Even within the Church Herself there are signs of instability.  The German bishops, for example, have announced that in the coming months they will initiate a process they call the “synodal way” which will consider voting to revise Church teaching on matters such as sexual morality, authority in the Church and the priesthood itself.
 
It is no wonder that the result is a sense of disquiet felt by so many.  Everything seems to change.  Even truth itself seems to vary from day to day.
 
What then is the answer?  We heard it in the second reading at Mass last Sunday.  In St.

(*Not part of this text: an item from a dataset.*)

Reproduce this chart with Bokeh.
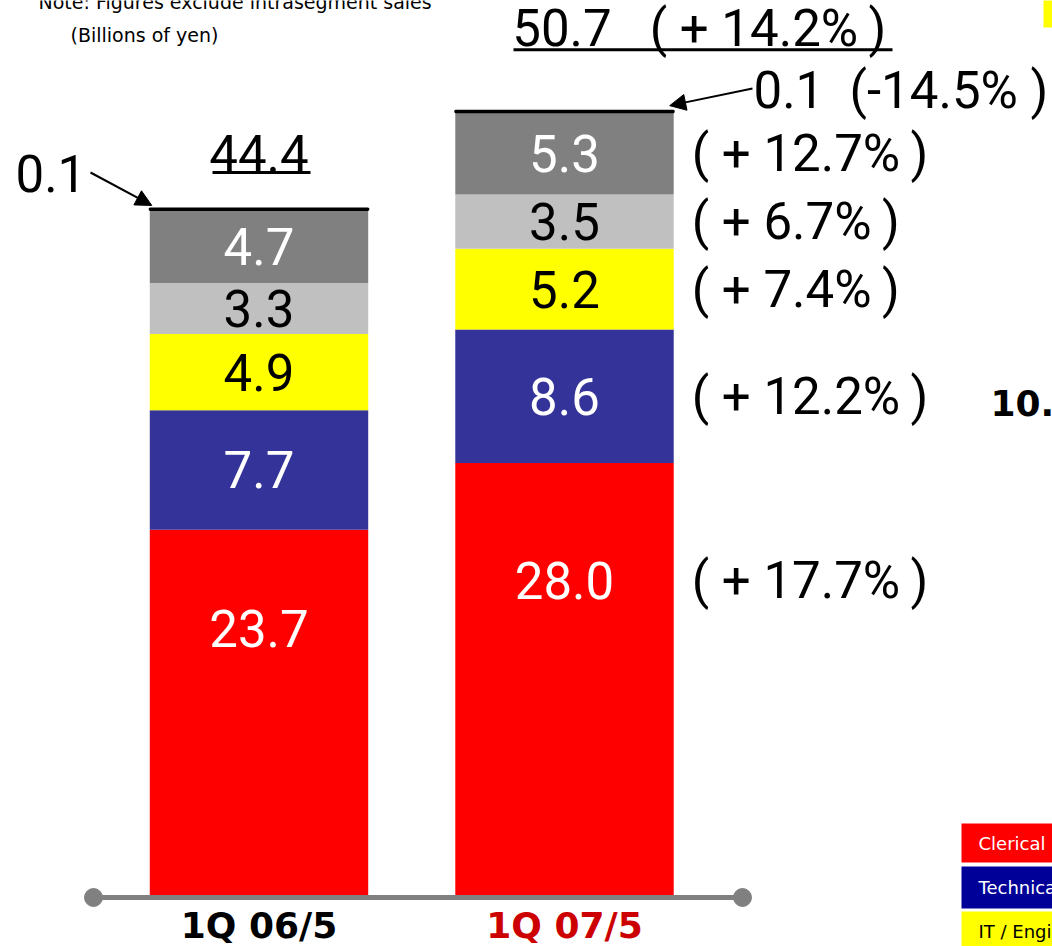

Paul’s Second Letter to Timothy he wrote, “Remain faithful to what you have learned and believed, because you know from whom you learned it …”.
 
What we have learned and believed is that God has made us and He loves us.  We have learned and believed that our moral lives must follow His will, not modern temptations to have it all our way, to make things interesting in the way we might like without thinking about what He created us for, and what He created for us.  We have learned and believed that even in the face of trials, God is intimately present to us, helping us at every step.
 
As members of the Church, we know we find Christ and the truth that He has revealed to us in Her sacraments and her long teaching and tradition.  We know faith is where we find what is joyful and what is worth sacrificing for.
 
Our Catholic Church is interesting in the fullest and best sense because She leads us home. Even in the midst of the profound challenges like those we are living through in these times,  She remains the only thing that is really interesting enough to cling to.